Quizás por ahí deberíamos empezar: Vigilar las cosas, incluso las que nos parecen insignificantes. Detenernos a oler el perfume floral en el camino, mirar con atención los colores (sean intensos, sean opacos) que construyen nuestro paisaje, hacer un éxodo no sólo de lo que preocupa, sino de lo que nos dictan que nos preocupa. Siento que un Dios anida en mí, no sólo el Dios de los grandes enigmas, de los titulares gruesos y obstinados, de los jingles publicitarios que nos obcecan y nos sacan de nuestro sillón, como si fuéramos muñecos atados a hilos para conseguir una deuda más, sino el Dios de las pequeñas cosas, el Dios de los detalles, arriesgarnos a confrontar las palabras, los nombres, que nos parecen ajenos y validar su existencia en el mundo. Validar la existencia de otro nos posibilita existir junto a él, ya sea como un actor o un testigo.

Ese es el camino del creador, quizás solamente uno de múltiples: Resolver la pregunta de nuestro lugar en el mundo, en la historia, en el tiempo. Documentar quienes somos en ese momento, quienes fuimos, a través del vidrio retorcido de la ficción o de un momento lírico. La obra de Nervo es una enseñanza para este hombre contemporáneo atado a la máquina, atado a los procesos, prisionero de las redes sociales, minimizado por las notas amarillistas y dolorosas, a las obras estridentes y que constantemente repiten un mensaje, como si no hubiera esperanza: “Todo es lo mismo, todo ya es igual,Ó nosotros estamos aquí y sólo hay que esperar a la muerte. Mientras tanto, diviértete, no hay nada de qué asombrarse”. Los niños adultos estúpidos, como diría Huxley, a los que está condenado en convertirse la humanidad. La preparación a la muerte implica saborear el instante, asimilarlo en el cuerpo como un nutriente y regresar el nutriente a la tierra (en la muerte, en la creación).

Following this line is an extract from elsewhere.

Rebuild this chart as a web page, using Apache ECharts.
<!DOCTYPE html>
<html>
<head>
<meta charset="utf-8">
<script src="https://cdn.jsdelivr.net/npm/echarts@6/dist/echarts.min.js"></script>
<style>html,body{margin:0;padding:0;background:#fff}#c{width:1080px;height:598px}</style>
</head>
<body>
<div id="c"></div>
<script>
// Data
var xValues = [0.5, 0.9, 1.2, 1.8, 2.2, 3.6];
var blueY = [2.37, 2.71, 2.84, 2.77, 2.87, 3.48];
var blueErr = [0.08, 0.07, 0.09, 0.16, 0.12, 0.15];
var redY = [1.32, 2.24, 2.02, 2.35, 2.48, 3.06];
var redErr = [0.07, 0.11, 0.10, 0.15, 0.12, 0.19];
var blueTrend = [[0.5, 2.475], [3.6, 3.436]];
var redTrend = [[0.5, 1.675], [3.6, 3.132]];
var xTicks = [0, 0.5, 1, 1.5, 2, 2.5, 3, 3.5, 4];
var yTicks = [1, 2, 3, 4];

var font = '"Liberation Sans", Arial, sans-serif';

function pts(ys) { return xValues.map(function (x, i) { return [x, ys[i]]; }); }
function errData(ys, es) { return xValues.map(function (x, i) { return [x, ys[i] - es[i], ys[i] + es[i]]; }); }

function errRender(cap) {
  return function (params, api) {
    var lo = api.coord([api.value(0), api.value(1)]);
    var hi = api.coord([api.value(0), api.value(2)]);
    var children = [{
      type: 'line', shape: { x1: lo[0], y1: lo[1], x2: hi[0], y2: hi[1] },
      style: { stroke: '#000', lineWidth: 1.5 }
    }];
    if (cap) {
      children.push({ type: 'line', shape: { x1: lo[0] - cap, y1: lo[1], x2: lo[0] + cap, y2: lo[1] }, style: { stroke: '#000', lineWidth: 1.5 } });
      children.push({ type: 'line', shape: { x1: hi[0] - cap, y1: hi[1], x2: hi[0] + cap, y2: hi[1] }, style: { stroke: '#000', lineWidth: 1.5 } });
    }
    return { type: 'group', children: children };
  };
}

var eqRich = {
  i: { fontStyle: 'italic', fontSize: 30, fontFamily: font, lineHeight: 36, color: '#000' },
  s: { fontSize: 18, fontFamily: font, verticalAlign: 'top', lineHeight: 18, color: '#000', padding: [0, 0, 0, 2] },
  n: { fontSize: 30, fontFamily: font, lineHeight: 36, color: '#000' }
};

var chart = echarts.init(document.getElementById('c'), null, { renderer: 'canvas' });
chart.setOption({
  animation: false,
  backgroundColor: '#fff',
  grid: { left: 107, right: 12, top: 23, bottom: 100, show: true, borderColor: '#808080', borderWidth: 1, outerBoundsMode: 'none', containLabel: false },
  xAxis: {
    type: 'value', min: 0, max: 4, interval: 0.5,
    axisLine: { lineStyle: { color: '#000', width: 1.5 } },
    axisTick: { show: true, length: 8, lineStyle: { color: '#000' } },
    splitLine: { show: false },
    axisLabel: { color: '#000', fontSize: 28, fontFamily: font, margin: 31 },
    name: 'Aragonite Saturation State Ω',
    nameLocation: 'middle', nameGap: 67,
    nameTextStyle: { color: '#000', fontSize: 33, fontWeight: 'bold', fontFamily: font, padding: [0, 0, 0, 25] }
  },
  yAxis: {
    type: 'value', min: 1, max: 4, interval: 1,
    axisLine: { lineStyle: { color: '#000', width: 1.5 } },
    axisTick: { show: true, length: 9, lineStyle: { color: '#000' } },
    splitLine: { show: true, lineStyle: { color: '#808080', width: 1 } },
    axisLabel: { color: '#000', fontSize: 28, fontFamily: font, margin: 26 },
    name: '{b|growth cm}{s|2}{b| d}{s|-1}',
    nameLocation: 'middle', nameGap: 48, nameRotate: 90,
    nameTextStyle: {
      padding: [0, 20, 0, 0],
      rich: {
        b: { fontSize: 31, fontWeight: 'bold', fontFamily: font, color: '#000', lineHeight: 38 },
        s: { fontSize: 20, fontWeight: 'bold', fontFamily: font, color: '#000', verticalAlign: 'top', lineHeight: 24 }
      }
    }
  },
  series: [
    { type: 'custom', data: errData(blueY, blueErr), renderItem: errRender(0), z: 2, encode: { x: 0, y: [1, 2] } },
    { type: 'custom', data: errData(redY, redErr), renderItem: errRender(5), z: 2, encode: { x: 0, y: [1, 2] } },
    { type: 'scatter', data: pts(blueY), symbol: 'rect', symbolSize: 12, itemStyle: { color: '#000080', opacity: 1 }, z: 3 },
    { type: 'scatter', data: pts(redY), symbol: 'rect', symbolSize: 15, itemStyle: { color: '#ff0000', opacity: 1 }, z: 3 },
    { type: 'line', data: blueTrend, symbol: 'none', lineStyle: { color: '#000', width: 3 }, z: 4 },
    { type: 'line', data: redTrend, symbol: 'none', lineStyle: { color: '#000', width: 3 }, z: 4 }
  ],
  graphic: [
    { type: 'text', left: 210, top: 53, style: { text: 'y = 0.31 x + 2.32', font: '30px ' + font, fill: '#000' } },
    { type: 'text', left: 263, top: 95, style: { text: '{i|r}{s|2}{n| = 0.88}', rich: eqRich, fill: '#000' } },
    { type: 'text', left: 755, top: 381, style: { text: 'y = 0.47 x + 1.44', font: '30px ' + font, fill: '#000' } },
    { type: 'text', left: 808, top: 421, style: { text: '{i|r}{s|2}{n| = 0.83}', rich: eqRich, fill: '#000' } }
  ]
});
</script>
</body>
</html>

Eso es lo que podemos encontrar en Nervo como hombres contemporáneos: Un respiro, una pausa para reconocer el lugar que poseemos en el mundo, la sensibilidad para cuestionarnos, escrutar y reflexionar lo que vemos, además de resolver el misterio de lo que no vemos. Un inicio para el rescate de nuestra humanidad en todos los aspectos, no sólo el lenguaje, que cada vez se alejan más y son reemplazados por una comodidad pasmosa y estéril. Como creador, aunque soy un hombre de estos tiempos, prisionero de las mismas reglas y las mismas obsesiones, sólo puedo soñar con tener un poco de los ojos que tuvo ese hombre y la única manera de hacerlo, de obtener un poco, de respirar como respiró él, de encontrar el inicio de un largo viaje que incite a la libertad, de que un Dios anide en mí sin importar si son ratas o pájaros, es leyéndolo.